歐洲被害猶太人紀念碑Denkmal für die ermordeten Juden Europas
Denkmal für die ermordeten Juden Europas is a memorial in Berlin to the Jewish victims of the Holocaust. It consists of a 19,000 m2 site covered with 2,711 stelae (concrete columns—bear no markings, such as names or dates), arranged in a grid pattern on a sloping field. The stelae are 2.38 m long, 0.95 m wide and vary in height from 0.2 to 4.8 m. According to Eisenman’s project text, the stelae are designed to produce an uneasy, confusing atmosphere, and the whole sculpture aims to represent a supposedly ordered system that has lost touch with human reason.

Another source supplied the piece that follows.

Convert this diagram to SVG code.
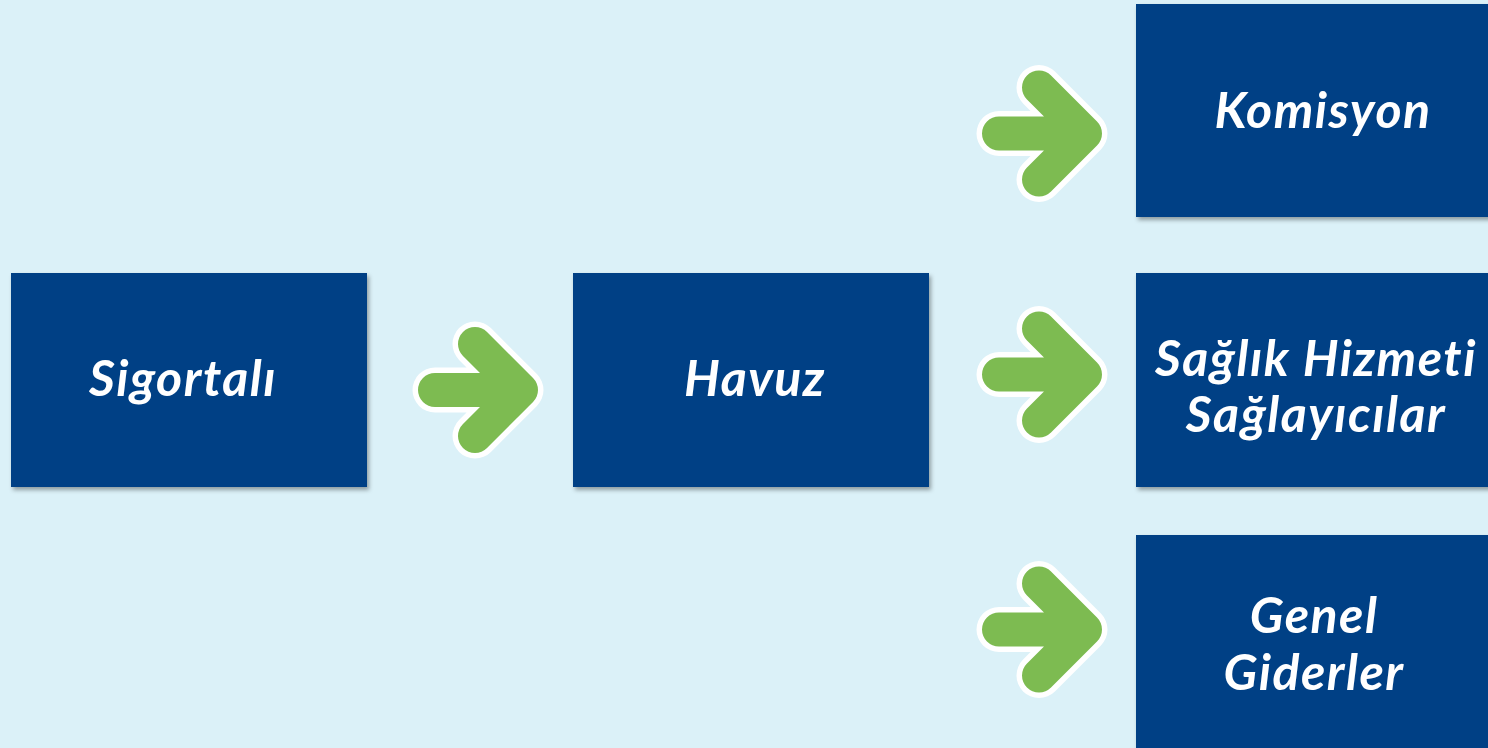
<svg xmlns="http://www.w3.org/2000/svg" xmlns:xlink="http://www.w3.org/1999/xlink" width="1488" height="748" viewBox="0 0 1488 748">
<style>
.box{fill:#004185;filter:url(#sh)}
.lbl{font-family:Lato,"Open Sans","DejaVu Sans",sans-serif;font-weight:bold;font-style:italic;font-size:50px;letter-spacing:1.5px;fill:#ffffff;text-anchor:middle}
.aw{fill:none;stroke:#ffffff;stroke-width:45;stroke-linecap:round;stroke-linejoin:round}
.ag{fill:none;stroke:#7dbb51;stroke-width:34;stroke-linecap:round;stroke-linejoin:round}
</style>
<defs>
<filter id="sh" x="-10%" y="-10%" width="120%" height="125%">
<feDropShadow dx="2" dy="3" stdDeviation="2" flood-color="#000" flood-opacity="0.35"/>
</filter>
<g id="arrow">
<path class="aw" d="M-86 0H0M-46 -46L0 0L-46 46"/>
<path class="ag" d="M-86 0H0M-46 -46L0 0L-46 46"/>
</g>
</defs>
<rect width="1488" height="748" fill="#dbf1f8"/>
<g id="connectors">
<use xlink:href="#arrow" transform="translate(521,390)"/>
<use xlink:href="#arrow" transform="translate(1085,133.5)"/>
<use xlink:href="#arrow" transform="translate(1085,374.5)"/>
<use xlink:href="#arrow" transform="translate(1085,629.5)"/>
</g>
<g id="sigortali"><rect class="box" x="11" y="273" width="356" height="214"/><text class="lbl" x="183" y="396">Sigortalı</text></g>
<g id="havuz"><rect class="box" x="573" y="273" width="356" height="214"/><text class="lbl" x="755" y="396">Havuz</text></g>
<g id="komisyon"><rect class="box" x="1136" y="4" width="356" height="213"/><text class="lbl" x="1323" y="128">Komisyon</text></g>
<g id="saglik"><rect class="box" x="1136" y="273" width="356" height="214"/><text class="lbl" x="1316" y="376">Sağlık Hizmeti</text><text class="lbl" x="1316" y="432">Sağlayıcılar</text></g>
<g id="genel"><rect class="box" x="1136" y="535" width="356" height="214"/><text class="lbl" x="1314" y="633">Genel</text><text class="lbl" x="1314" y="690">Giderler</text></g>
</svg>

The journalist Lea Rosh and the historian Eberhard Jäckel had campaigned for the building of the Memorial to the Murdered Jews of Europe since 1988. For a long time there were a lot of arguments about the Memorial. In 1999, the German Bundestag chose the design by Peter Eisenman, an architect from New York. Building began on April 1, 2003 and was finished on December 15, 2004. It was inaugurated on May 10, 2005, sixty years after the end of World War II, and opened to the public two days later. It is located one block south of the Brandenburg Gate, in the Friedrichstadt neighborhood. The cost of construction was approximately €25 million.